> [Recorded information]
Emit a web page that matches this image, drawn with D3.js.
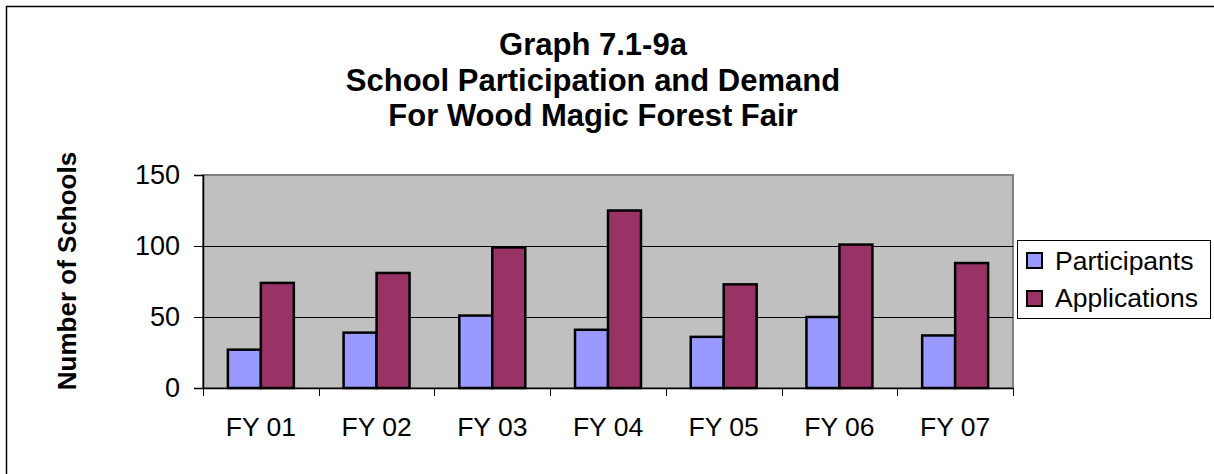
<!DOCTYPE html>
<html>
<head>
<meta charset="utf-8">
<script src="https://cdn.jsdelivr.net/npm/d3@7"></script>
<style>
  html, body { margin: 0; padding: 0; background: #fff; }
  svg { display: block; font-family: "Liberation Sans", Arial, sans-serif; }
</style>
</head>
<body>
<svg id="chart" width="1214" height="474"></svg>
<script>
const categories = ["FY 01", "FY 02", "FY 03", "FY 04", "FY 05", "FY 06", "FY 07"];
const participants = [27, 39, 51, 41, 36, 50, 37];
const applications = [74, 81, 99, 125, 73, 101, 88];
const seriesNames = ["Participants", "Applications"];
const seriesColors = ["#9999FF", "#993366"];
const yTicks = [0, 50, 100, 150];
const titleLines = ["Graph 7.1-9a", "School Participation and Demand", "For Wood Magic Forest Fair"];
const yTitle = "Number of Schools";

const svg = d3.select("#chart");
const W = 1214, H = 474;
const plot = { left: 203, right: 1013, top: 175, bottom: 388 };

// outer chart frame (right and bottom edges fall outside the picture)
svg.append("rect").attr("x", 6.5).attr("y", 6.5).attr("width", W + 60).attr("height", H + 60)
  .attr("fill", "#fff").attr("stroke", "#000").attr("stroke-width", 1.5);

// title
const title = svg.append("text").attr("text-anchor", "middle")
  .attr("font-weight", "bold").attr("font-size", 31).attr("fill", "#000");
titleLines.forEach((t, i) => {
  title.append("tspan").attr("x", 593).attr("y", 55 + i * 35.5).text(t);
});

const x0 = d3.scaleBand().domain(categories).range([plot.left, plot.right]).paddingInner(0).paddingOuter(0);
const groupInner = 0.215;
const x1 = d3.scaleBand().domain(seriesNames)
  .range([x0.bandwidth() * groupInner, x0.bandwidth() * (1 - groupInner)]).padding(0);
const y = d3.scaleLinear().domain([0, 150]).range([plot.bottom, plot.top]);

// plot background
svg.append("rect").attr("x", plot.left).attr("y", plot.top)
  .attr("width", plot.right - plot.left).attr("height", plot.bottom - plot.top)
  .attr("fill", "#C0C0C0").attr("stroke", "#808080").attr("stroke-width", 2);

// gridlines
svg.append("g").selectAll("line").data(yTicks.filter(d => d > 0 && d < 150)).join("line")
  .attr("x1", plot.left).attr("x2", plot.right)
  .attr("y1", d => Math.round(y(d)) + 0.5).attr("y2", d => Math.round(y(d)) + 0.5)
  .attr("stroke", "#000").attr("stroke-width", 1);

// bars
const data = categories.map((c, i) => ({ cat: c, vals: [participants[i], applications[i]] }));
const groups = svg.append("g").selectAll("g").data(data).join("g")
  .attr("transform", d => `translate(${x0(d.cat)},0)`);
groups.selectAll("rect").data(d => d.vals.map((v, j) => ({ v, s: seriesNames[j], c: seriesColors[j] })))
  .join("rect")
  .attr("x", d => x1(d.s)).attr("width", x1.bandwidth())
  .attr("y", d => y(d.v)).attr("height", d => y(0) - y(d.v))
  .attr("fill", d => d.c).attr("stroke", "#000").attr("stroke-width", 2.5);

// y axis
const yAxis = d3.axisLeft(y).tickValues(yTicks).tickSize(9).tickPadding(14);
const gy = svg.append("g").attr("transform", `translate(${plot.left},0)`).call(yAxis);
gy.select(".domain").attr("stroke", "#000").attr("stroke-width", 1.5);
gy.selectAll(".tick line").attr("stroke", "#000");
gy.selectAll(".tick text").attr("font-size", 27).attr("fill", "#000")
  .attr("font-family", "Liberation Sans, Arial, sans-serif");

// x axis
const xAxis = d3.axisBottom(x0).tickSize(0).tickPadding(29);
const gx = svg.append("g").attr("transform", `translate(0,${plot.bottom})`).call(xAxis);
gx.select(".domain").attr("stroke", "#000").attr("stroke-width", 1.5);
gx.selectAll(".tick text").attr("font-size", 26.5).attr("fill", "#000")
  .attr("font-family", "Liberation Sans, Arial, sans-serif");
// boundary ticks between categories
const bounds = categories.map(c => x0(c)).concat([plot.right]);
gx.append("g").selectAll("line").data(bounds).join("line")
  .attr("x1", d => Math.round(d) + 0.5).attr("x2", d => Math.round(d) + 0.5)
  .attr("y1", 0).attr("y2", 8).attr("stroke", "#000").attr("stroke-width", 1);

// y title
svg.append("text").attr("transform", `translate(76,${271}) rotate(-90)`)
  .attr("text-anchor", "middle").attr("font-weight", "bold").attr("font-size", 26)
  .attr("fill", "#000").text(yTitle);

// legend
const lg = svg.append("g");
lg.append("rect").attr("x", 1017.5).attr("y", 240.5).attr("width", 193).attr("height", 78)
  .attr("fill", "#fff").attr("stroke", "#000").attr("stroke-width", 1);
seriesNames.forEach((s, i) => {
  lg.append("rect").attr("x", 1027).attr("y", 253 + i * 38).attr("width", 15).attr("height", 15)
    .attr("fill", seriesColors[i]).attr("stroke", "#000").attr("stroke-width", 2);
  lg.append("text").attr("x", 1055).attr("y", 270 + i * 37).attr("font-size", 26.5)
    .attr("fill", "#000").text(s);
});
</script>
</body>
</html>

> [Exercise prompt]
All the material shown above is to be copied exactly, with no pictures carried over.

> [In response]
Emit a web page that matches this image, drawn with D3.js.
<!DOCTYPE html>
<html>
<head>
<meta charset="utf-8">
<script src="https://cdn.jsdelivr.net/npm/d3@7"></script>
<style>
  html, body { margin: 0; padding: 0; background: #fff; }
  svg { display: block; font-family: "Liberation Sans", Arial, sans-serif; }
</style>
</head>
<body>
<svg id="chart" width="1214" height="474"></svg>
<script>
const categories = ["FY 01", "FY 02", "FY 03", "FY 04", "FY 05", "FY 06", "FY 07"];
const participants = [27, 39, 51, 41, 36, 50, 37];
const applications = [74, 81, 99, 125, 73, 101, 88];
const seriesNames = ["Participants", "Applications"];
const seriesColors = ["#9999FF", "#993366"];
const yTicks = [0, 50, 100, 150];
const titleLines = ["Graph 7.1-9a", "School Participation and Demand", "For Wood Magic Forest Fair"];
const yTitle = "Number of Schools";

const svg = d3.select("#chart");
const W = 1214, H = 474;
const plot = { left: 203, right: 1013, top: 175, bottom: 388 };

// outer chart frame (right and bottom edges fall outside the picture)
svg.append("rect").attr("x", 6.5).attr("y", 6.5).attr("width", W + 60).attr("height", H + 60)
  .attr("fill", "#fff").attr("stroke", "#000").attr("stroke-width", 1.5);

// title
const title = svg.append("text").attr("text-anchor", "middle")
  .attr("font-weight", "bold").attr("font-size", 31).attr("fill", "#000");
titleLines.forEach((t, i) => {
  title.append("tspan").attr("x", 593).attr("y", 55 + i * 35.5).text(t);
});

const x0 = d3.scaleBand().domain(categories).range([plot.left, plot.right]).paddingInner(0).paddingOuter(0);
const groupInner = 0.215;
const x1 = d3.scaleBand().domain(seriesNames)
  .range([x0.bandwidth() * groupInner, x0.bandwidth() * (1 - groupInner)]).padding(0);
const y = d3.scaleLinear().domain([0, 150]).range([plot.bottom, plot.top]);

// plot background
svg.append("rect").attr("x", plot.left).attr("y", plot.top)
  .attr("width", plot.right - plot.left).attr("height", plot.bottom - plot.top)
  .attr("fill", "#C0C0C0").attr("stroke", "#808080").attr("stroke-width", 2);

// gridlines
svg.append("g").selectAll("line").data(yTicks.filter(d => d > 0 && d < 150)).join("line")
  .attr("x1", plot.left).attr("x2", plot.right)
  .attr("y1", d => Math.round(y(d)) + 0.5).attr("y2", d => Math.round(y(d)) + 0.5)
  .attr("stroke", "#000").attr("stroke-width", 1);

// bars
const data = categories.map((c, i) => ({ cat: c, vals: [participants[i], applications[i]] }));
const groups = svg.append("g").selectAll("g").data(data).join("g")
  .attr("transform", d => `translate(${x0(d.cat)},0)`);
groups.selectAll("rect").data(d => d.vals.map((v, j) => ({ v, s: seriesNames[j], c: seriesColors[j] })))
  .join("rect")
  .attr("x", d => x1(d.s)).attr("width", x1.bandwidth())
  .attr("y", d => y(d.v)).attr("height", d => y(0) - y(d.v))
  .attr("fill", d => d.c).attr("stroke", "#000").attr("stroke-width", 2.5);

// y axis
const yAxis = d3.axisLeft(y).tickValues(yTicks).tickSize(9).tickPadding(14);
const gy = svg.append("g").attr("transform", `translate(${plot.left},0)`).call(yAxis);
gy.select(".domain").attr("stroke", "#000").attr("stroke-width", 1.5);
gy.selectAll(".tick line").attr("stroke", "#000");
gy.selectAll(".tick text").attr("font-size", 27).attr("fill", "#000")
  .attr("font-family", "Liberation Sans, Arial, sans-serif");

// x axis
const xAxis = d3.axisBottom(x0).tickSize(0).tickPadding(29);
const gx = svg.append("g").attr("transform", `translate(0,${plot.bottom})`).call(xAxis);
gx.select(".domain").attr("stroke", "#000").attr("stroke-width", 1.5);
gx.selectAll(".tick text").attr("font-size", 26.5).attr("fill", "#000")
  .attr("font-family", "Liberation Sans, Arial, sans-serif");
// boundary ticks between categories
const bounds = categories.map(c => x0(c)).concat([plot.right]);
gx.append("g").selectAll("line").data(bounds).join("line")
  .attr("x1", d => Math.round(d) + 0.5).attr("x2", d => Math.round(d) + 0.5)
  .attr("y1", 0).attr("y2", 8).attr("stroke", "#000").attr("stroke-width", 1);

// y title
svg.append("text").attr("transform", `translate(76,${271}) rotate(-90)`)
  .attr("text-anchor", "middle").attr("font-weight", "bold").attr("font-size", 26)
  .attr("fill", "#000").text(yTitle);

// legend
const lg = svg.append("g");
lg.append("rect").attr("x", 1017.5).attr("y", 240.5).attr("width", 193).attr("height", 78)
  .attr("fill", "#fff").attr("stroke", "#000").attr("stroke-width", 1);
seriesNames.forEach((s, i) => {
  lg.append("rect").attr("x", 1027).attr("y", 253 + i * 38).attr("width", 15).attr("height", 15)
    .attr("fill", seriesColors[i]).attr("stroke", "#000").attr("stroke-width", 2);
  lg.append("text").attr("x", 1055).attr("y", 270 + i * 37).attr("font-size", 26.5)
    .attr("fill", "#000").text(s);
});
</script>
</body>
</html>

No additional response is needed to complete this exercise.